Jim Holbrook has had many roles in his life: soldier, lawyer, teacher and now, international adviser of sorts.
He leaves soon for the Middle East, as a leader of the effort to help Iraq establish its new legal and judicial systems.
Many milestones in Jim Holbrook's life have come in war zones. He fought in combat in an Army infantry unit in Vietnam.
Thirty years later, he returned and revisited that momentous experience in a story told by former anchor Dick Nourse and broadcast on KSL.
In 1997, Holbrook told KSL, "I don't think I have to think about the war anymore.

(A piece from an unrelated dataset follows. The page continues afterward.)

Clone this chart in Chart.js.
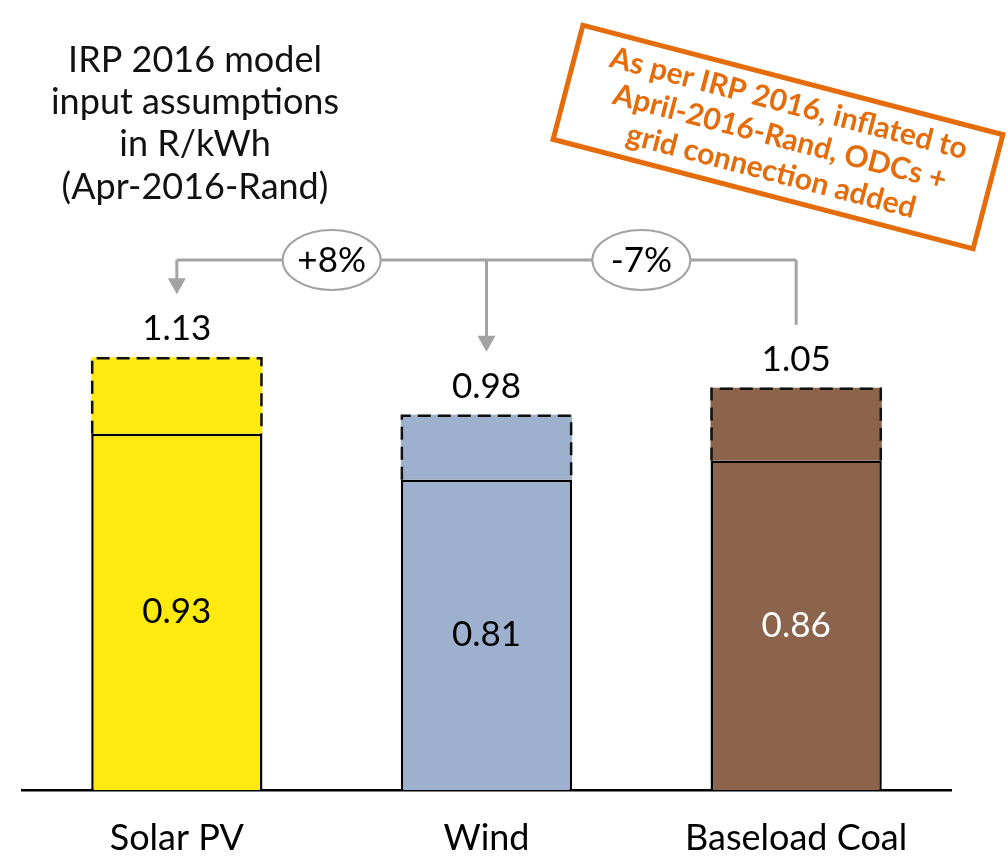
<!DOCTYPE html>
<html>
<head>
<meta charset="utf-8">
<script src="https://cdn.jsdelivr.net/npm/chart.js@4.4.1/dist/chart.umd.min.js"></script>
<style>
  html, body { margin: 0; padding: 0; background: #fff; }
</style>
</head>
<body>
<canvas id="chart" width="1008" height="856"></canvas>
<script>
const categories = ['Solar PV', 'Wind', 'Baseload Coal'];
const baseValues = [0.93, 0.81, 0.86];   // IRP 2016 model input
const totalValues = [1.13, 0.98, 1.05];  // inflated + ODCs + grid connection
const barColors = ['#FFEA10', '#9DB1CE', '#8C634B'];
const innerLabelColors = ['#000', '#000', '#fff'];
const changeLabels = ['+8%', '-7%'];
const titleLines = ['IRP 2016 model', 'input assumptions', 'in R/kWh', '(Apr-2016-Rand)'];
const noteLines = ['As per IRP 2016, inflated to', 'April-2016-Rand, ODCs +', 'grid connection added'];

const FONT = 'Lato, "Open Sans", sans-serif';
const GREY = '#A3A3A3';
const ORANGE = '#E46C0A';

const decorations = {
  id: 'decorations',
  afterDatasetsDraw(chart) {
    const ctx = chart.ctx;
    const baseMeta = chart.getDatasetMeta(0);
    const topMeta = chart.getDatasetMeta(1);
    ctx.save();

    // dashed outline on the added part
    ctx.setLineDash([13, 7]);
    ctx.lineWidth = 2.5;
    ctx.strokeStyle = '#111';
    topMeta.data.forEach(bar => {
      const p = bar.getProps(['x', 'y', 'base', 'width'], true);
      const l = p.x - p.width / 2 + 1, r = p.x + p.width / 2 - 1;
      ctx.beginPath();
      ctx.moveTo(l, p.base);
      ctx.lineTo(l, p.y + 1);
      ctx.lineTo(r, p.y + 1);
      ctx.lineTo(r, p.base);
      ctx.stroke();
    });
    ctx.setLineDash([]);

    // value labels
    ctx.textAlign = 'center';
    ctx.textBaseline = 'middle';
    ctx.font = '35px ' + FONT;
    topMeta.data.forEach((bar, i) => {
      const p = bar.getProps(['x', 'y'], true);
      ctx.fillStyle = '#000';
      ctx.fillText(totalValues[i].toFixed(2), p.x, p.y - 28);
    });
    baseMeta.data.forEach((bar, i) => {
      const p = bar.getProps(['x', 'y', 'base'], true);
      ctx.fillStyle = innerLabelColors[i];
      ctx.fillText(baseValues[i].toFixed(2), p.x, (p.y + p.base) / 2);
    });

    // connectors between bars
    const lineY = 260;
    const ends = topMeta.data.map(bar => bar.getProps(['x', 'y'], true));
    ctx.strokeStyle = GREY;
    ctx.fillStyle = GREY;
    ctx.lineWidth = 3;
    ctx.beginPath();
    ctx.moveTo(ends[0].x, lineY);
    ctx.lineTo(ends[2].x, lineY);
    ctx.moveTo(ends[0].x, lineY);
    ctx.lineTo(ends[0].x, ends[0].y - 75);
    ctx.moveTo(ends[1].x, lineY);
    ctx.lineTo(ends[1].x, ends[1].y - 75);
    ctx.moveTo(ends[2].x, lineY);
    ctx.lineTo(ends[2].x, ends[2].y - 63);
    ctx.stroke();
    [ends[0], ends[1]].forEach(e => {
      const tip = e.y - 63;
      ctx.beginPath();
      ctx.moveTo(e.x - 9, tip - 16);
      ctx.lineTo(e.x + 9, tip - 16);
      ctx.lineTo(e.x, tip);
      ctx.closePath();
      ctx.fill();
    });

    // change bubbles
    ctx.font = '35px ' + FONT;
    changeLabels.forEach((t, i) => {
      const cx = (ends[i].x + ends[i + 1].x) / 2;
      ctx.beginPath();
      ctx.ellipse(cx, lineY, 49, 30, 0, 0, Math.PI * 2);
      ctx.fillStyle = '#fff';
      ctx.fill();
      ctx.lineWidth = 2;
      ctx.strokeStyle = GREY;
      ctx.stroke();
      ctx.fillStyle = '#000';
      ctx.fillText(t, cx, lineY + 1);
    });

    // title block
    ctx.fillStyle = '#111';
    ctx.font = '36px ' + FONT;
    titleLines.forEach((t, i) => ctx.fillText(t, 195, 60 + i * 42.3));

    // rotated note
    ctx.translate(778, 137);
    ctx.rotate(14.6 * Math.PI / 180);
    ctx.lineWidth = 5;
    ctx.strokeStyle = ORANGE;
    ctx.strokeRect(-217, -59, 434, 118);
    ctx.fillStyle = ORANGE;
    ctx.font = 'bold 30px ' + FONT;
    noteLines.forEach((t, i) => ctx.fillText(t, 2, -35 + i * 35));

    ctx.restore();
  }
};

new Chart(document.getElementById('chart'), {
  type: 'bar',
  data: {
    labels: categories,
    datasets: [{
      label: 'IRP 2016',
      data: baseValues,
      backgroundColor: barColors,
      borderColor: '#000',
      borderWidth: 2.5,
      borderSkipped: 'bottom'
    }, {
      label: 'Added',
      data: totalValues.map((v, i) => v - baseValues[i]),
      backgroundColor: barColors,
      borderWidth: 0
    }]
  },
  options: {
    responsive: false,
    animation: false,
    devicePixelRatio: 1,
    categoryPercentage: 1,
    barPercentage: 0.553,
    layout: { padding: { left: 22, right: 57, top: 24, bottom: 1 } },
    plugins: {
      legend: { display: false },
      tooltip: { enabled: false }
    },
    scales: {
      x: {
        stacked: true,
        grid: { display: false, drawTicks: false },
        border: { display: true, color: '#000', width: 2.5 },
        ticks: { color: '#000', padding: 27, maxRotation: 0, font: { family: FONT, size: 36 } },
        afterFit(scale) { scale.height = 65; }
      },
      y: {
        stacked: true,
        display: false,
        min: 0,
        max: 2
      }
    }
  },
  plugins: [decorations]
});
</script>
</body>
</html>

It's time to get on with the rest of my life."
He spent decades as a defense attorney, including some high-profile work like the Olympic bribery case.
Eventually, Holbrook steered toward mediation and teaching as a University of Utah law professor.

Now, he's heading to another war zone: Iraq. He says, "At my stage in my life now, at sort of the end of my career, to have this opportunity, it is just extremely gratifying."
The U.S. just handed over security duties to the Iraqis, who are trying to set up their legal and judicial systems.
The university is playing a key advisory role through a State Department-funded effort called Global Justice Project Iraq, providing strategic advice, a scholarly framework for major legislation on elections, anti-corruption measures and federalism. Holbrook's title is Chief of Party.
Hiram Chodosh, dean of the S.J. Quinney College of Law, says, "We feel a responsibility as a law school that our role is to make a contribution to the world."
Chodosh says in Iraq, the U.S. military has borne a disproportionate burden; a burden he hopes to ease by linking Iraqis with some of the university's brightest legal minds.
"It really is unimaginable," Holbrook says. "Forty years ago, I had no sense that I would ever be able to make a contribution to the world, to try to make it a better and safer place for people."
Holbrook will be based in the Green Zone, which he expects will be safe except for unpredictable mortar and rocket fire. He returns in one year.
A team of law students, based in Utah, will be assisting in much of the research for the project.